W Chojnicach nie będzie w tym roku Budżetu Obywatelskiego. To jedyne w regionie miasto powiatowe, które dotąd nie wdrożyło tej formy współdzielenia wraz z mieszkańcami publicznych pieniędzy.
Powody tego zdają się być różne. – Brak decyzji o ogłoszeniu BO przez lata w chojnickim ratuszu tłumaczono niedostatkiem pieniędzy lub brakiem odpowiednich procedur. Gdy w 2019 roku opracowano w końcu przepisy i zabezpieczono środki, na przeszkodzie stanęła pandemia koronawirusa – tłumaczy Adam Kopczyński, wiceburmistrz Chojnic.
KWESTIA AKTYWIZACJI SPOŁECZEŃSTWA
– Cały rok 2020 żyliśmy w różnych obostrzeniach i niemożności spotkania się oraz agitowania na konkretny projekt. Dlatego uznaliśmy, że ten cel, który sobie postawiliśmy, czyli aktywizacja obywatelska mieszkańców, nie zostałby zrealizowany – dodaje Kopczyński.
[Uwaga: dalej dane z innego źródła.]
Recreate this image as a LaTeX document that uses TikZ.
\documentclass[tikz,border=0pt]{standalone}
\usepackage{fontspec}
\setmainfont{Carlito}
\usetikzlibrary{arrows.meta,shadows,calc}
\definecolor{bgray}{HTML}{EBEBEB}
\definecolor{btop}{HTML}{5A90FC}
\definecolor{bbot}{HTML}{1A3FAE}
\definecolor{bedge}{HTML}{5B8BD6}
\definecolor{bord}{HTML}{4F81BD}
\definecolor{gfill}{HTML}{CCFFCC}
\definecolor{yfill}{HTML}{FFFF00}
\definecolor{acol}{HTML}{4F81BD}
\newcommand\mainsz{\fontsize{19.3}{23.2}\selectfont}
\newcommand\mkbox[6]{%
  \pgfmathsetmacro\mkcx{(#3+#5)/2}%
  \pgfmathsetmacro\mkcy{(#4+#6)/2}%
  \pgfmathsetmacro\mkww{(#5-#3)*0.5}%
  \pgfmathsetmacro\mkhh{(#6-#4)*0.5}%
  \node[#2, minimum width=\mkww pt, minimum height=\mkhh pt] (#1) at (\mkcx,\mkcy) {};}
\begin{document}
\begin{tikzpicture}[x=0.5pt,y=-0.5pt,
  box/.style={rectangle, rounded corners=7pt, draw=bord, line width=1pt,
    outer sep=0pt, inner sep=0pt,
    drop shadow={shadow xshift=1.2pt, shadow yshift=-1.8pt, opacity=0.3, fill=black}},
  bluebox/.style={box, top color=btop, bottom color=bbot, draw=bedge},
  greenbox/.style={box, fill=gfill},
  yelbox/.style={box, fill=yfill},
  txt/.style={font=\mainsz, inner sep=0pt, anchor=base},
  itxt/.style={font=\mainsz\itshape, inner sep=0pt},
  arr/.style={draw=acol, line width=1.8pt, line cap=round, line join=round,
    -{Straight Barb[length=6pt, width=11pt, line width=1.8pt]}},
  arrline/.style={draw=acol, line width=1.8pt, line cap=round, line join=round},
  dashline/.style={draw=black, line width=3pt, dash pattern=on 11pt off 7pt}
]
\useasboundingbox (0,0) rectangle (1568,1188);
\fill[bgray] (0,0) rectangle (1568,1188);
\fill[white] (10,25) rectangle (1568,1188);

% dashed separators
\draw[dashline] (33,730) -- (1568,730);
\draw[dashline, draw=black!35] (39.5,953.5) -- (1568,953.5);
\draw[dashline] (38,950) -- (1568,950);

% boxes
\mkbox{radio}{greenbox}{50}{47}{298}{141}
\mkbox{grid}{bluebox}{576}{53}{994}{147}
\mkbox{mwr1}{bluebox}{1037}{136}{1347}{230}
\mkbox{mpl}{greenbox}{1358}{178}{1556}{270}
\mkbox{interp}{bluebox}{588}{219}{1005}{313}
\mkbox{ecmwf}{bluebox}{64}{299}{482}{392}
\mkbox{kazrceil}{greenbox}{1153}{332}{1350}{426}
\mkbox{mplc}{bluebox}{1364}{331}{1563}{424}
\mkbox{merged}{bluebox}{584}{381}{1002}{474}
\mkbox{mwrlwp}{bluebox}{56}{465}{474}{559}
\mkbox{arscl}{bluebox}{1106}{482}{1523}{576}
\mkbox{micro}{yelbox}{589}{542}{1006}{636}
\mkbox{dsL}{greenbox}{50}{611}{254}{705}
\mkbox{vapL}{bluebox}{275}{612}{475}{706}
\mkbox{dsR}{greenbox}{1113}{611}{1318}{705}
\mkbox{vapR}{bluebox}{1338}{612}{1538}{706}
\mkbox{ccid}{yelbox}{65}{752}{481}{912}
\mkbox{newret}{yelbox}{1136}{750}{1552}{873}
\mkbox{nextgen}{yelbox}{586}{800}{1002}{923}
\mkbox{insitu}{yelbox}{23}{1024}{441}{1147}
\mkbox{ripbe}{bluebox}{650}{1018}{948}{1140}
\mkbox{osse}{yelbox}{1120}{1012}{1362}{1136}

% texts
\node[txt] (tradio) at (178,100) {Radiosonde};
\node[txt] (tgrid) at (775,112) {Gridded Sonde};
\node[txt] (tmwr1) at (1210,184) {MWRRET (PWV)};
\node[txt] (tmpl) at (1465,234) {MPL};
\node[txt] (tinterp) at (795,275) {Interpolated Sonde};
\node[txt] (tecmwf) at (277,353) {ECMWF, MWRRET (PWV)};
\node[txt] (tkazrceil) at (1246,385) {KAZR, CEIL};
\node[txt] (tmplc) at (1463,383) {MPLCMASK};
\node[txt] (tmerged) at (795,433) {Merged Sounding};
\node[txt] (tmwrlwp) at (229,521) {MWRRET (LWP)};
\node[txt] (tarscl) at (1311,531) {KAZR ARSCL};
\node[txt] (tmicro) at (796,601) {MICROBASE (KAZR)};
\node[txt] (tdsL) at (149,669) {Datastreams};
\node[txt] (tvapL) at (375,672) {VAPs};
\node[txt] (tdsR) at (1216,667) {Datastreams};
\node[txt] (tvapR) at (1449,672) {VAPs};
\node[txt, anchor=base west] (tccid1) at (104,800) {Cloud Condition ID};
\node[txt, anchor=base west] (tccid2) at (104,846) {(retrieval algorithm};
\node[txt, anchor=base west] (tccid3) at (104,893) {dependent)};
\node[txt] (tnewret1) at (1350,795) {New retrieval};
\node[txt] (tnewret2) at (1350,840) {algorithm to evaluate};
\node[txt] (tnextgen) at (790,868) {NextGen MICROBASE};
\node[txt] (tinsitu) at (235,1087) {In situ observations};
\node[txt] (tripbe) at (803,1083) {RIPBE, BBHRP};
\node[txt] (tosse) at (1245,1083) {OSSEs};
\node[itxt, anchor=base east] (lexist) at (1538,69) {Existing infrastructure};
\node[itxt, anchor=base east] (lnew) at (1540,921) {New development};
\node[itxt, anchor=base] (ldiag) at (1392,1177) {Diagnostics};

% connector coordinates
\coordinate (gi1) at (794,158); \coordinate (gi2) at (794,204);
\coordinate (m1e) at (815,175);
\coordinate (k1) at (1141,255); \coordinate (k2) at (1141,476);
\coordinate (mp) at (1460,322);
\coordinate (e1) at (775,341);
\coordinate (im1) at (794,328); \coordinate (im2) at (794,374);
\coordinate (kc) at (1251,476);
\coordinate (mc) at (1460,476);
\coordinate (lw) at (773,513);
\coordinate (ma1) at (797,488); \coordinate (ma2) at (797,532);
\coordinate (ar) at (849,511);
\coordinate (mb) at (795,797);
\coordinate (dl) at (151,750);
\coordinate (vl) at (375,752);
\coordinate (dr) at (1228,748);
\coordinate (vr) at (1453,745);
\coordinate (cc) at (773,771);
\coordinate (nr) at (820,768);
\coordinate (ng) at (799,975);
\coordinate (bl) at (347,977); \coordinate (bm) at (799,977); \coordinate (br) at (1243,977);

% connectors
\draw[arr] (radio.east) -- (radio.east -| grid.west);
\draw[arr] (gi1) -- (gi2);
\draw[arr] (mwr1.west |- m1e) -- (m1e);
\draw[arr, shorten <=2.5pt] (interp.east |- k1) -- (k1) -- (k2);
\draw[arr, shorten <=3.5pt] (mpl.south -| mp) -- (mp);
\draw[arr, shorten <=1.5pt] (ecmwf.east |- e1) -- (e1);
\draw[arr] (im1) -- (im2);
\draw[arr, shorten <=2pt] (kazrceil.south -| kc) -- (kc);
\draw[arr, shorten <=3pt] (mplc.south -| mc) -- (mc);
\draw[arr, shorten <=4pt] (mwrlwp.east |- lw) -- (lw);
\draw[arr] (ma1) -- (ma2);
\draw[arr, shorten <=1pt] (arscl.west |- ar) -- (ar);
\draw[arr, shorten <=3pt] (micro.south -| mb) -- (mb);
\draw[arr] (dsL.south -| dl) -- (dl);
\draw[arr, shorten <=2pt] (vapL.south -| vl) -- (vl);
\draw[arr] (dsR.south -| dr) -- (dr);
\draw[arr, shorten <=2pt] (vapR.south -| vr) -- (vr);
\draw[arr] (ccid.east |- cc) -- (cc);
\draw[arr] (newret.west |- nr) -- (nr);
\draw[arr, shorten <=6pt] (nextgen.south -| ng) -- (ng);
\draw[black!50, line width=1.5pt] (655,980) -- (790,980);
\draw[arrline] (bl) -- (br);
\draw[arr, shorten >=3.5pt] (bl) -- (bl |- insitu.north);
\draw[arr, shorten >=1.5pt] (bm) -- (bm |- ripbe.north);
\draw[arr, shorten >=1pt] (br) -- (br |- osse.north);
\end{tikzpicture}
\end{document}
Obowiązujące w Chojnicach przepisy nie zakazują jednak prowadzenia kampanii informacyjnej i samego głosowania w formule online. Do podziału wedle woli mieszkańców miał być milion złotych.
NIE DLA KAŻDEGO TO ARGUMENT
Koronawirus nie przeszkodził w organizacji Budżetu Obywatelskiego w sąsiednim Człuchowie. Tam do podziału było 150 tysięcy złotych. Mieszkańcy zdecydowali, aby pieniądze te przeznaczyć na urządzenie terenów rekreacyjnych i budowę nowych placów zabaw.